* START *

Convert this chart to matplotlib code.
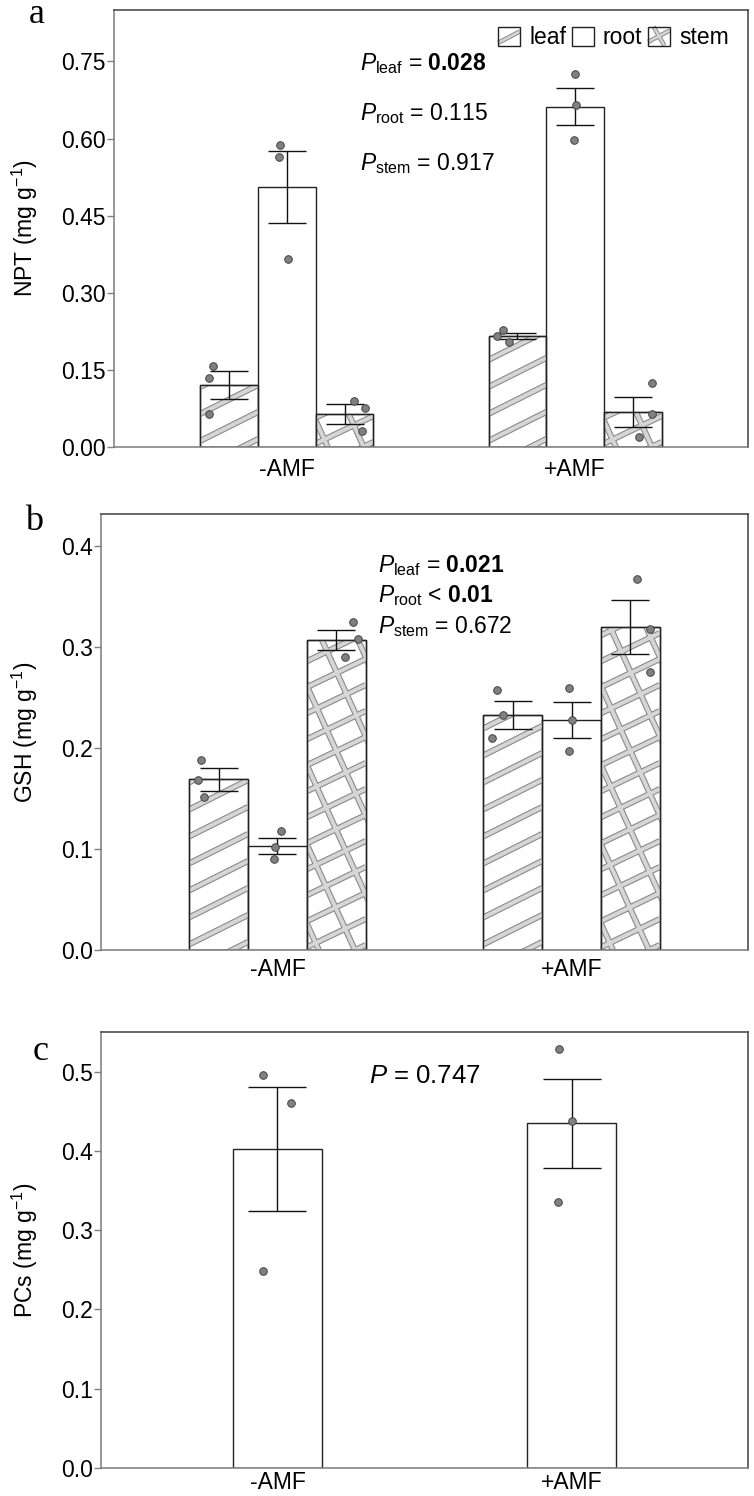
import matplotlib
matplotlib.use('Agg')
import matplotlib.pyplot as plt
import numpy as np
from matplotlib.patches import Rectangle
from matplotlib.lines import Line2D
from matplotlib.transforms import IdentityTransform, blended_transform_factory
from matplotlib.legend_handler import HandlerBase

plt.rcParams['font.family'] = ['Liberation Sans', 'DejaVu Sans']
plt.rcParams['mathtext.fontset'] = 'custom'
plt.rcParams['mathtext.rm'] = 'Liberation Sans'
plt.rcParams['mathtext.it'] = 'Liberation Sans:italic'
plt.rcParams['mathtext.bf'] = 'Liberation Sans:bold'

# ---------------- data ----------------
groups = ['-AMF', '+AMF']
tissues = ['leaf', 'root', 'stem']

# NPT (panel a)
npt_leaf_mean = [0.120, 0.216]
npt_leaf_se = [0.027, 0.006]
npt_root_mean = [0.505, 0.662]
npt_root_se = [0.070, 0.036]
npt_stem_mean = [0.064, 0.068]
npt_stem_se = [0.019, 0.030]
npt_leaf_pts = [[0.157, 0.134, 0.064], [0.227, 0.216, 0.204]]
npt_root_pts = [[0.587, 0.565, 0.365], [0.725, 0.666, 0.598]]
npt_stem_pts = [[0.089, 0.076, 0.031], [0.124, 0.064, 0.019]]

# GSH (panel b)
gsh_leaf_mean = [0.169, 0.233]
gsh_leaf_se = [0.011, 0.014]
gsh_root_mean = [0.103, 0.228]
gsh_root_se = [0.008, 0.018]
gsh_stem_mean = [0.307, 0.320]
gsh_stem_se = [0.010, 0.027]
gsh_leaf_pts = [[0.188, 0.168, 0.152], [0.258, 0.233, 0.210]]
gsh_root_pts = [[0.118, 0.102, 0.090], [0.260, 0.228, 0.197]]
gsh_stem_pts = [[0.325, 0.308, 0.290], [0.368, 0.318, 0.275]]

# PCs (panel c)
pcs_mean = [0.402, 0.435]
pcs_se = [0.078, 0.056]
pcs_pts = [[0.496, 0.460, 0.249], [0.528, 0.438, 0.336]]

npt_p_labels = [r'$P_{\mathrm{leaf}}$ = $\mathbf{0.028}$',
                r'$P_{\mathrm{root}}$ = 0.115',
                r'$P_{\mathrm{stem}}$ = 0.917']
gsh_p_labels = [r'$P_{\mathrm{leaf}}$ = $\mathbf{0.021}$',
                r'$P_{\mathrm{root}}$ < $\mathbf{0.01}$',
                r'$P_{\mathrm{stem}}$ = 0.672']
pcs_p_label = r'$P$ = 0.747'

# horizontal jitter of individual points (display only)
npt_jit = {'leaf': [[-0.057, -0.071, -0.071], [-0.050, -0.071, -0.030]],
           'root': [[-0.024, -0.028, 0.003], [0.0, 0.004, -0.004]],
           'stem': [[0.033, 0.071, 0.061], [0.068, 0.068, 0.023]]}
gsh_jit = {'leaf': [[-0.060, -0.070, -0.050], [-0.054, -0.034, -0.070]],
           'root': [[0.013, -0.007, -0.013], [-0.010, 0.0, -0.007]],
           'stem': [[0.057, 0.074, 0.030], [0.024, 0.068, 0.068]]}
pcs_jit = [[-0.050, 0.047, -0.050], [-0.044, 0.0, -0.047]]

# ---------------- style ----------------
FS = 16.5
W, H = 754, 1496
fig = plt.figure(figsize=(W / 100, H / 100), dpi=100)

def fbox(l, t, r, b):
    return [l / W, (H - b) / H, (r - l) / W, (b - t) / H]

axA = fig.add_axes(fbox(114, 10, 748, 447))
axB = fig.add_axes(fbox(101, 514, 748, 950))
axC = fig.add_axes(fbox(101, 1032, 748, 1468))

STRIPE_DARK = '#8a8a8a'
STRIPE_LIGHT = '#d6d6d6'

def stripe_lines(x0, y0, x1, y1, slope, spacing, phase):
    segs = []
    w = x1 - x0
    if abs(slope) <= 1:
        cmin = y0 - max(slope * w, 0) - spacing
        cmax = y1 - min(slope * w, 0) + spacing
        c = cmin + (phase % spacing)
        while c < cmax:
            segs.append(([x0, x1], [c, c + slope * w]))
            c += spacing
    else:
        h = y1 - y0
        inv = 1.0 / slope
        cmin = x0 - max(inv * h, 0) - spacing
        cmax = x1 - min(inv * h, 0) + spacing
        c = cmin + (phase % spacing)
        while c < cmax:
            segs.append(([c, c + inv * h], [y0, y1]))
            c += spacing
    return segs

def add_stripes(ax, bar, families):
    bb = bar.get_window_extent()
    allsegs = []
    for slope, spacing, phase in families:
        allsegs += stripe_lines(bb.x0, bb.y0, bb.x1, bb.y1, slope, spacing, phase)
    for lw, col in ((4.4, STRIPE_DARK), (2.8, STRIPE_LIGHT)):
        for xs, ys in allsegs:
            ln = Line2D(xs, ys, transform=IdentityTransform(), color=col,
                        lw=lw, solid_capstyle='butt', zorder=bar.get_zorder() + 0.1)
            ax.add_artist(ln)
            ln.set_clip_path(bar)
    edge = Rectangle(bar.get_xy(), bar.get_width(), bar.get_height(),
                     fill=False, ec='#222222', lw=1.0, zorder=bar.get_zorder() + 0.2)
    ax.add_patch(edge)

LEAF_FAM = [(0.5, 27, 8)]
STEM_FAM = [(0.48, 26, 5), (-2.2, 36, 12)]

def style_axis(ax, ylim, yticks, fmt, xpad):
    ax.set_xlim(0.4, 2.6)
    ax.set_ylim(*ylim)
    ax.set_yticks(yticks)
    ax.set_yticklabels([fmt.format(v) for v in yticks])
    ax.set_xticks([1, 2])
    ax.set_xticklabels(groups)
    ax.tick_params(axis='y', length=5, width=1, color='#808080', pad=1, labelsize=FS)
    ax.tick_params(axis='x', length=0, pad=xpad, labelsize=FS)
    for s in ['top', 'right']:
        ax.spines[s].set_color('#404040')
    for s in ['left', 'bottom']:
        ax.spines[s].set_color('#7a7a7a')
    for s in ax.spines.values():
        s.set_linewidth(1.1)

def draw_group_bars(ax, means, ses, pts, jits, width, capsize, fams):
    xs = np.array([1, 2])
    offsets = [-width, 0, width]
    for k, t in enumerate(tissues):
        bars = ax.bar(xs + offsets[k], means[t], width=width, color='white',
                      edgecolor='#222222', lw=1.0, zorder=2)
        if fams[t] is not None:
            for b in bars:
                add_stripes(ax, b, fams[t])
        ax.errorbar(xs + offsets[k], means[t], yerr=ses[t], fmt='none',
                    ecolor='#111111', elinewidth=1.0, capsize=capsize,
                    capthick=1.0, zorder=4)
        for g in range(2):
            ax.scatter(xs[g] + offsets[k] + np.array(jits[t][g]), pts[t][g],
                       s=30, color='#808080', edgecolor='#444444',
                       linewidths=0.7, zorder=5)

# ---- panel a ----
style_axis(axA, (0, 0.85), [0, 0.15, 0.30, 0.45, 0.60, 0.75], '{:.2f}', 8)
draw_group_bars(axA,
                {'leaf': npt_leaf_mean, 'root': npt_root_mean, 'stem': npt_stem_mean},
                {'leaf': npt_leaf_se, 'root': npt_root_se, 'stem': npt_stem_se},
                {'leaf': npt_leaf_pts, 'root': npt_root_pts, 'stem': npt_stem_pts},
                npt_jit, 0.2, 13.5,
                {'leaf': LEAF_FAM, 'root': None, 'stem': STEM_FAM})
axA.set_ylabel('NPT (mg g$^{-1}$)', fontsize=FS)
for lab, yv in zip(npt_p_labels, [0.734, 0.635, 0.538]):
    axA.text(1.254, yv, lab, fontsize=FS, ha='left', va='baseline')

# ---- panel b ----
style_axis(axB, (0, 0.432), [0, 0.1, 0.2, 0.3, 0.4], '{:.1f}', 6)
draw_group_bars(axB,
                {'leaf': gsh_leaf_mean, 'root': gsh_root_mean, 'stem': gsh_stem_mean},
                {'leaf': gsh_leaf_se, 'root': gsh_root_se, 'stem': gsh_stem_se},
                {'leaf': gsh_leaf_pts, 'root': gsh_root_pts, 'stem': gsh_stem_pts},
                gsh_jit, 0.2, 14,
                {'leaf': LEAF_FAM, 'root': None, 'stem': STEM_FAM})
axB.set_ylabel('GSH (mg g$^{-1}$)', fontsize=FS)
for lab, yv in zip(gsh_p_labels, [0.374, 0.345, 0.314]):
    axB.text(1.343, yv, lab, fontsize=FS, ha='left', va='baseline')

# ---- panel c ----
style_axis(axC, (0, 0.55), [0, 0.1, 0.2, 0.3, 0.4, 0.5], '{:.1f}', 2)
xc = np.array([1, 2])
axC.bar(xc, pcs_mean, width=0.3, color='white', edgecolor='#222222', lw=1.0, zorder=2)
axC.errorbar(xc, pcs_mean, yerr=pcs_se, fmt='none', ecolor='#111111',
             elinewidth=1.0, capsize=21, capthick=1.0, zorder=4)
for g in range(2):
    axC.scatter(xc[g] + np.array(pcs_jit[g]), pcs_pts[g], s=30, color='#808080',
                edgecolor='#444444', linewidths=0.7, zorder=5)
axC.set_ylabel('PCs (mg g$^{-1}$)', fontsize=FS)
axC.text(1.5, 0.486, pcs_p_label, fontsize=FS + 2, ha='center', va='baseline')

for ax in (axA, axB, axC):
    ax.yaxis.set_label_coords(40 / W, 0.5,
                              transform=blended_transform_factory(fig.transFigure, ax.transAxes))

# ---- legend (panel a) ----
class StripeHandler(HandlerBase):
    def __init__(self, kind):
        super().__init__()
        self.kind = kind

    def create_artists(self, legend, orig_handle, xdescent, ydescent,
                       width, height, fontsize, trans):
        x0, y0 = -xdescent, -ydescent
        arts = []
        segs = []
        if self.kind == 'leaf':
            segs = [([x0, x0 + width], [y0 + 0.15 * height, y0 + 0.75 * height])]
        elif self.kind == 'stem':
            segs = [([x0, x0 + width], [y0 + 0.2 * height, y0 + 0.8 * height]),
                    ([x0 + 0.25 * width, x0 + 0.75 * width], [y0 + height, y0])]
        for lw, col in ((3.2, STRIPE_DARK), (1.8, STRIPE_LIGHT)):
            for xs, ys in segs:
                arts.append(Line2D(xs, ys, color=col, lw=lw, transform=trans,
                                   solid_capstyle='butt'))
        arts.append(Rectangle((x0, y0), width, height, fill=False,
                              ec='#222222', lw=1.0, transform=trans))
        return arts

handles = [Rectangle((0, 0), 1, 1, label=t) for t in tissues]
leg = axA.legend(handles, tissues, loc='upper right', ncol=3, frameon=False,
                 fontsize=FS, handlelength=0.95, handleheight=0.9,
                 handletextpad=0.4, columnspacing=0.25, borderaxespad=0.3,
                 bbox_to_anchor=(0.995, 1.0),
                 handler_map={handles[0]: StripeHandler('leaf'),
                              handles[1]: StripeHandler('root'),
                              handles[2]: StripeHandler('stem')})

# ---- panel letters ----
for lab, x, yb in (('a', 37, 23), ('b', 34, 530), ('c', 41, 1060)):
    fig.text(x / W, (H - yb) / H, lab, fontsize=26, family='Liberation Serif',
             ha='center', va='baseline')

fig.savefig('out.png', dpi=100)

* END *

Work to be completed: Pictures excluded, repeat exactly the lines from the top of the material through the line with "pcs_pts = [[0.496, 0.460, 0.249], [0.528, 0.438, 0.336]]", including both of those lines.

Full answer:
Convert this chart to matplotlib code.
import matplotlib
matplotlib.use('Agg')
import matplotlib.pyplot as plt
import numpy as np
from matplotlib.patches import Rectangle
from matplotlib.lines import Line2D
from matplotlib.transforms import IdentityTransform, blended_transform_factory
from matplotlib.legend_handler import HandlerBase

plt.rcParams['font.family'] = ['Liberation Sans', 'DejaVu Sans']
plt.rcParams['mathtext.fontset'] = 'custom'
plt.rcParams['mathtext.rm'] = 'Liberation Sans'
plt.rcParams['mathtext.it'] = 'Liberation Sans:italic'
plt.rcParams['mathtext.bf'] = 'Liberation Sans:bold'

# ---------------- data ----------------
groups = ['-AMF', '+AMF']
tissues = ['leaf', 'root', 'stem']

# NPT (panel a)
npt_leaf_mean = [0.120, 0.216]
npt_leaf_se = [0.027, 0.006]
npt_root_mean = [0.505, 0.662]
npt_root_se = [0.070, 0.036]
npt_stem_mean = [0.064, 0.068]
npt_stem_se = [0.019, 0.030]
npt_leaf_pts = [[0.157, 0.134, 0.064], [0.227, 0.216, 0.204]]
npt_root_pts = [[0.587, 0.565, 0.365], [0.725, 0.666, 0.598]]
npt_stem_pts = [[0.089, 0.076, 0.031], [0.124, 0.064, 0.019]]

# GSH (panel b)
gsh_leaf_mean = [0.169, 0.233]
gsh_leaf_se = [0.011, 0.014]
gsh_root_mean = [0.103, 0.228]
gsh_root_se = [0.008, 0.018]
gsh_stem_mean = [0.307, 0.320]
gsh_stem_se = [0.010, 0.027]
gsh_leaf_pts = [[0.188, 0.168, 0.152], [0.258, 0.233, 0.210]]
gsh_root_pts = [[0.118, 0.102, 0.090], [0.260, 0.228, 0.197]]
gsh_stem_pts = [[0.325, 0.308, 0.290], [0.368, 0.318, 0.275]]

# PCs (panel c)
pcs_mean = [0.402, 0.435]
pcs_se = [0.078, 0.056]
pcs_pts = [[0.496, 0.460, 0.249], [0.528, 0.438, 0.336]]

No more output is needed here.